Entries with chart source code
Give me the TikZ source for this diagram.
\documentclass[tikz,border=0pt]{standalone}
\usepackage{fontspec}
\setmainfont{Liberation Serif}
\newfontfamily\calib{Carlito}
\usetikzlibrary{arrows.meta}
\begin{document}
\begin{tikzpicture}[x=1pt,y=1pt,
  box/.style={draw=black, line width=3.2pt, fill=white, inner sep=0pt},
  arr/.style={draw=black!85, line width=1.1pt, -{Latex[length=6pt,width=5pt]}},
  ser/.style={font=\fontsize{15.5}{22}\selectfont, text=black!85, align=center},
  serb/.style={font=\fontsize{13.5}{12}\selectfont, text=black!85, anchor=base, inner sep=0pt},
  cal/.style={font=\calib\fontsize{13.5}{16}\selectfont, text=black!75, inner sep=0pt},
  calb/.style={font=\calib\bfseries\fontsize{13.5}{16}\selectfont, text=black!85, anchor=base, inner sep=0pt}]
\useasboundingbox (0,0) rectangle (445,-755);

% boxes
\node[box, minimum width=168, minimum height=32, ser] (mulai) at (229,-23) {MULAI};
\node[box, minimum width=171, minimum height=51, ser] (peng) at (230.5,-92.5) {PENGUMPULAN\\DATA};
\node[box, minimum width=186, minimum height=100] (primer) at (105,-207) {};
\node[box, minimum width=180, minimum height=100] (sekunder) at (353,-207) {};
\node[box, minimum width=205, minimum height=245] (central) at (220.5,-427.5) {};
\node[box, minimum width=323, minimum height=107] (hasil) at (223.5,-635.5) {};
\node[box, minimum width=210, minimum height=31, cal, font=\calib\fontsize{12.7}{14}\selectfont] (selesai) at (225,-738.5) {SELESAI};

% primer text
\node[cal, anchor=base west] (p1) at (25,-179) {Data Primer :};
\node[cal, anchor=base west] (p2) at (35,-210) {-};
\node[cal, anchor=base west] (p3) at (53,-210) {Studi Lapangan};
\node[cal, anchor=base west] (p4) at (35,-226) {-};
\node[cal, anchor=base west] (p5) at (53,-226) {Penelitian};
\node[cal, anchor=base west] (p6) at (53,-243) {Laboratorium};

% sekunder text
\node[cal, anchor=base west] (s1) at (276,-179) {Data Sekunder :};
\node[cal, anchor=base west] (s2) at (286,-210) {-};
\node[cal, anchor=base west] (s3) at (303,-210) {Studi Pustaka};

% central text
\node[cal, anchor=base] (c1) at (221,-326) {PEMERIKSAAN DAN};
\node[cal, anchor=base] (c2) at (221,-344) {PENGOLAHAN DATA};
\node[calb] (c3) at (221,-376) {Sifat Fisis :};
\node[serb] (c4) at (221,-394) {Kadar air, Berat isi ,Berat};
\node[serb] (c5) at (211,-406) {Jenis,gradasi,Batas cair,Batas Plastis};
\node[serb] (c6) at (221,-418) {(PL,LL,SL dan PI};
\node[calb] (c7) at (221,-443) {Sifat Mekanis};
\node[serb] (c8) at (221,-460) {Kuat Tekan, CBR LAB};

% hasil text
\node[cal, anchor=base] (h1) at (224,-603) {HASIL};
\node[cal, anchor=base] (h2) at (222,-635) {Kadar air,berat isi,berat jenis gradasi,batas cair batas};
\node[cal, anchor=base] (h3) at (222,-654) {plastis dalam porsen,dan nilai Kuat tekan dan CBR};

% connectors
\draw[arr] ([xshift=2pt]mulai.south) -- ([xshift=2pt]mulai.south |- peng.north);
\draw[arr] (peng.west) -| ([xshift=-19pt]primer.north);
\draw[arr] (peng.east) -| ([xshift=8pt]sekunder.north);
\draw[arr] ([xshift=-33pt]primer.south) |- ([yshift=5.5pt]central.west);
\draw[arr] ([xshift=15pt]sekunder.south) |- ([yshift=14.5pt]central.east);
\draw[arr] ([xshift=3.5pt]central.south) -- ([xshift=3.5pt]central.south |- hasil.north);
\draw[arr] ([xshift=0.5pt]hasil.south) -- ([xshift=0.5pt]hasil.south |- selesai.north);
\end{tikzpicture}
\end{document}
--
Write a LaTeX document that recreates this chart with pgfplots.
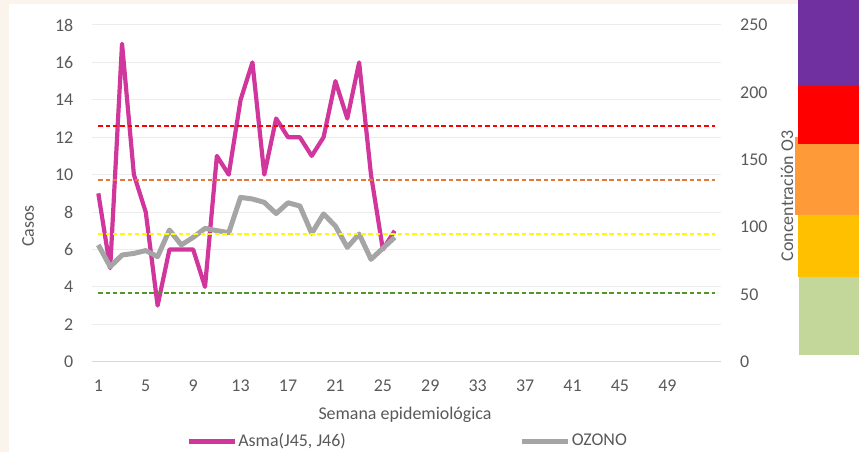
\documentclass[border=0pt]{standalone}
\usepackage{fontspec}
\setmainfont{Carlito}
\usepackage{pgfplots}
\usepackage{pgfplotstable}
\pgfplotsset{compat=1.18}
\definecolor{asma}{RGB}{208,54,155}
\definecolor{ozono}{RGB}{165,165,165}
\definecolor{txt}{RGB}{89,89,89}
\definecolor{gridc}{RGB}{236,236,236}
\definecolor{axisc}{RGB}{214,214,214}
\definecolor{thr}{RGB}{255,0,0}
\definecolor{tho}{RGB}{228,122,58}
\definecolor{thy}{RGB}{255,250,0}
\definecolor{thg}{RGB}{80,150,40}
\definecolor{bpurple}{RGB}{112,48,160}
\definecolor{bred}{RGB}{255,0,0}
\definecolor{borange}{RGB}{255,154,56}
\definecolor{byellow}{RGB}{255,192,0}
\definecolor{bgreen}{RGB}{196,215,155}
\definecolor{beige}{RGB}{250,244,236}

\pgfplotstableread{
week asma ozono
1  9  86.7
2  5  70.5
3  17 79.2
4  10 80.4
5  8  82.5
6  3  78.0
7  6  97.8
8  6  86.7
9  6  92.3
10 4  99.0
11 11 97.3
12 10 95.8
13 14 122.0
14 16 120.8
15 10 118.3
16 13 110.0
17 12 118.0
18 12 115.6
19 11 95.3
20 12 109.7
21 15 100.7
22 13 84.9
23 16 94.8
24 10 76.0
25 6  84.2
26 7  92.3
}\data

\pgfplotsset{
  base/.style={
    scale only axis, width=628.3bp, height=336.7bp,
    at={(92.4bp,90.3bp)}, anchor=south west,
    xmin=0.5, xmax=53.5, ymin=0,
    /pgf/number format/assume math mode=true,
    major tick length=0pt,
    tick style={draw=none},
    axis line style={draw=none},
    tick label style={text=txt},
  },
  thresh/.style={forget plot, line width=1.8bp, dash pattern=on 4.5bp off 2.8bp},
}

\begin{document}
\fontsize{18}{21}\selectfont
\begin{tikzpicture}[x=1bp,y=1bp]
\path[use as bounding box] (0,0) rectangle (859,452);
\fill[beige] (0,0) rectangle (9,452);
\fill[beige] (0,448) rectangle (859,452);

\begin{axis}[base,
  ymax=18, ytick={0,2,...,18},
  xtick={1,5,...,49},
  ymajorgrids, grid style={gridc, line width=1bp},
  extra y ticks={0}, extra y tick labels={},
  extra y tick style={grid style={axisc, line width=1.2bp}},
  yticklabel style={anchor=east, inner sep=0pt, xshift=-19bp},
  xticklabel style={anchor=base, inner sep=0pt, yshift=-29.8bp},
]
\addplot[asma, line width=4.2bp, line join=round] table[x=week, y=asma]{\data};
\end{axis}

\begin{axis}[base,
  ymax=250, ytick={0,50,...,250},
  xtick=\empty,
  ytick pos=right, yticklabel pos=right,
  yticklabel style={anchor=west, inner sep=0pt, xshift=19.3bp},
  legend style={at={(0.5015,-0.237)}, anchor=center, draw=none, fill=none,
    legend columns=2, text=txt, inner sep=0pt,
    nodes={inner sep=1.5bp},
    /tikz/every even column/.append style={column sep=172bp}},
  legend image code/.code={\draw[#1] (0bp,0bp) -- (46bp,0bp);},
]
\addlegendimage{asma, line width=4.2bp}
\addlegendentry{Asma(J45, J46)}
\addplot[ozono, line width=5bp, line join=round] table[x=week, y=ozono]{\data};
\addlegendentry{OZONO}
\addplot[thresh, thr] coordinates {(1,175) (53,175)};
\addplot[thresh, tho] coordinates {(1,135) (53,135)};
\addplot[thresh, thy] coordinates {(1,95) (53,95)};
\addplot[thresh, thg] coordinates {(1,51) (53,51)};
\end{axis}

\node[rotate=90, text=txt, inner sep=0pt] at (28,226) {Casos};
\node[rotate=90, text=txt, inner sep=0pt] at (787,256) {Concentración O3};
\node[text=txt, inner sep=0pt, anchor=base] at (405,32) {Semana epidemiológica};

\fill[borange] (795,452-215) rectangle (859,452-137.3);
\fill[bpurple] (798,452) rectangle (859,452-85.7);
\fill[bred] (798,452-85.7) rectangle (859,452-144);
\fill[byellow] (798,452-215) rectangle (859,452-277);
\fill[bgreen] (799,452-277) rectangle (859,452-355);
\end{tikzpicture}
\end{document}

## THE TASK
Above is a listing; print exactly its lines from the one with "Give me the TikZ source for this diagram." through the one with "(0,0) rectangle (445,-755);", and no other lines.

## COMPLETE ANSWER
Give me the TikZ source for this diagram.
\documentclass[tikz,border=0pt]{standalone}
\usepackage{fontspec}
\setmainfont{Liberation Serif}
\newfontfamily\calib{Carlito}
\usetikzlibrary{arrows.meta}
\begin{document}
\begin{tikzpicture}[x=1pt,y=1pt,
  box/.style={draw=black, line width=3.2pt, fill=white, inner sep=0pt},
  arr/.style={draw=black!85, line width=1.1pt, -{Latex[length=6pt,width=5pt]}},
  ser/.style={font=\fontsize{15.5}{22}\selectfont, text=black!85, align=center},
  serb/.style={font=\fontsize{13.5}{12}\selectfont, text=black!85, anchor=base, inner sep=0pt},
  cal/.style={font=\calib\fontsize{13.5}{16}\selectfont, text=black!75, inner sep=0pt},
  calb/.style={font=\calib\bfseries\fontsize{13.5}{16}\selectfont, text=black!85, anchor=base, inner sep=0pt}]
\useasboundingbox (0,0) rectangle (445,-755);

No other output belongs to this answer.